まず、当該貯留タンクは3号機には設置されていないとのことなので、全国の原発毎に同タンクの有無(硫化水素発生・毒ガステロの危険性)が微妙に異なるのかもしれません。

 次に、従前の空気注入時には換気空調系で問題なく硫化水素を排出(常時作動/間欠作動?設定流量は?いずれにしてもおそらく“無処理(希釈)でたれ流し”では?…要事実確認!)していたものの、事故1週間前7.5・6と当日7.12には空気注入圧力(流量は?)を倍増させた(通常0.7⇒1.4kg/㎠。7.6には10倍の7.0kg/㎠で自動注入するも3秒後に水位高で手動停止)にも関わらず、換気空調系の排出量(流量)は増加させず、加えて接続配管の「封水不足」もあり(この事実は初公表・明言!)、硫化水素が逆流したとのこと(添付-1では、11.5報告・別紙1脚注に記載した「共用」の文言を使用せず!…このようなチグハグな公表は、真相究明・情報公開とは相反するものです)。
 そして、11.5報告と協定文書に共通する最大の謎は、固結スラッジ(活性炭)に硫化水素が「蓄積」し、事故前の7.5・6や7.12の高圧注入で「新たな空気通路」ができ、「硫化水素が多量に発生」して「排気しきれず」、という説明です。スラッジ内「蓄積」が原因で排気中の硫化水素が「高濃度(致死レベル)」になったのは理解できますが、「スラッジ層がほぐれ、蓄積していた硫化水素が多量に発生」=『排気しきれないほどの膨大な体積(量)の硫化水素がガス化』というのは、誤った説明・誤解でしかないと思います。単に、タンク底部水圧(水深3~4メートル?)・スラッジ固結(?)によるやや高い圧力下(1.3~1.4気圧程度?)で「気液平衡+活性炭との吸着平衡」(「スラッジ・活性炭内に密封・高圧蓄積」はされません!)にあった硫化水素が、新規形成された空気通路を上昇する注入気泡中に拡散移行または直接ガス化して上昇し、タンク上部の気相部で1気圧(?)に減圧されたことで、約1.3~1.4倍に「体積膨張」したことは十分に考えられますが【ボイルの法則】、空気注入量1.4kg/㎠に影響する(排気しきれない)ほどの「ガス化・多量発生」はあり得ないと思います<間違いなら、電力担当者でもどなたでも、筆者にご教授下さい>。要するに原因は、空気注入量倍増に見合う排気量設定をしなかった“単純ミス・作業ミス”でしかないのは明らかです。
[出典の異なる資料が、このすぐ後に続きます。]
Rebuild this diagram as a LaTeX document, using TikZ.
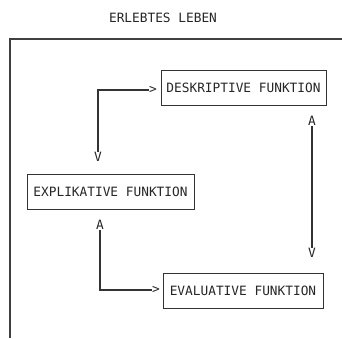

 なお、「硫化水素発生源調査」について、協定文書では(筆者が第一報で指摘した)海水冷却系(水抜き後の付着生物腐敗に起因)を挙げていましたが、<11.5報告に記載なしなのはなぜ?>。本当にそれ以外に見落しはないのでしょうか。

 12.11公開学習会では、11.5最終報告・協定文書批判も含め、今回の事故が明らかにした様々な問題点について明らかにする予定です。そのための基礎知識として、1・2号機ランドリドレン処理系「共用」の経緯や「毒ガスガイド」の概要、さらに「洗濯廃液」から「微生物(硫酸塩還元菌)」が「毒ガス(硫化水素)」を生成する仕組みや、「硫酸塩還元菌(原発の敵=悪意なきテロリスト?)」についても分かりやすく(?)かつ詳しく(!)解説しますので、是非ご参加ください。